Their boss had presumably doled out the tickets; this is the unacceptable face of sponsorship, and you don't meet it at Glyndebourne, where the connoisseur-count is high. Of course, there's still a strong whiff of exclusivity. If you're a chap, you wear a DJ, or a white tux (or - my dear! - a gold silk one). If you're a smart designer, you wear a Chairman Mao jacket and forget the bowtie. I spy just one gent in a Harris tweed suit, looking like the star of one of Bateman's "The man who" cartoons.

But there's not doubt about it, Glyndebourne is opening its doors steadily wider. Ninety per cent of this season's tickets may already have been sold to patrons and `friends,' but the rest are up for grabs, and include standing-room places for pounds 10. And new audiences are being built.

A couple of months ago the place was overrun by kids from local schools who had come to watch their mates perform a streetwise work by a writer from The Bill. Backstage, meanwhile, a different kind of access obtains: the chorus and understudies are music students, awaiting their big break. This place in fact has every reason to congratulate itself: its entire history is a triumph. Its first building went up in 1934 without a penny of public money; its second, three years ago, did likewise. It's the one commercial success in a field littered with failures: last year it actually made a profit.

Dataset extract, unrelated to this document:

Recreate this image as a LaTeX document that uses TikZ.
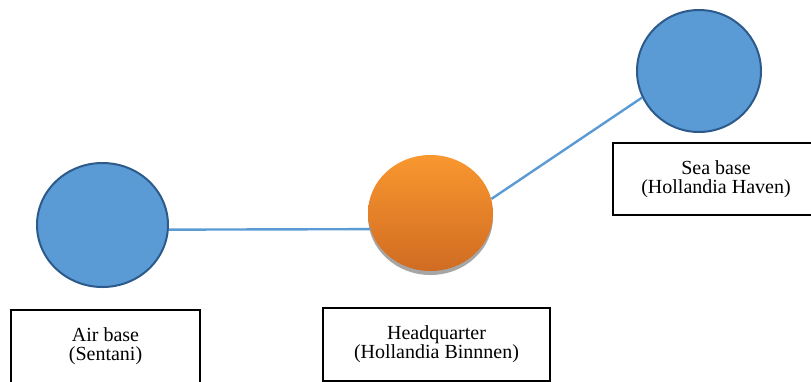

When the curtain rises on the first act on Puccini's Manon Lescaut, and Richard Hudson's crisp, clean, honey-coloured set stands revealed, that triumphal sense is reinforced. Apart from an unfortunate temporary loss of linkage between the chorus and John Eliot Gardiner's band in the pit, the thing bowls bravely along, and the lovers are hit the requisite coup de foudre.

Are the punters happy? Very much so, is the general verdict in the first interval. Any regrets for the Glyndebourne of old? Not really; some miss the old auditorium's intimacy, and some shyly admit that they're not over the moon about the house's widening social catchment. One patrician American is at first too deaf to hear my question - "Put your ears in, dear!" snaps his wife - but after a pause he delivers an oracular judgment: "This is still a great place, but what it's lost is its uniquity."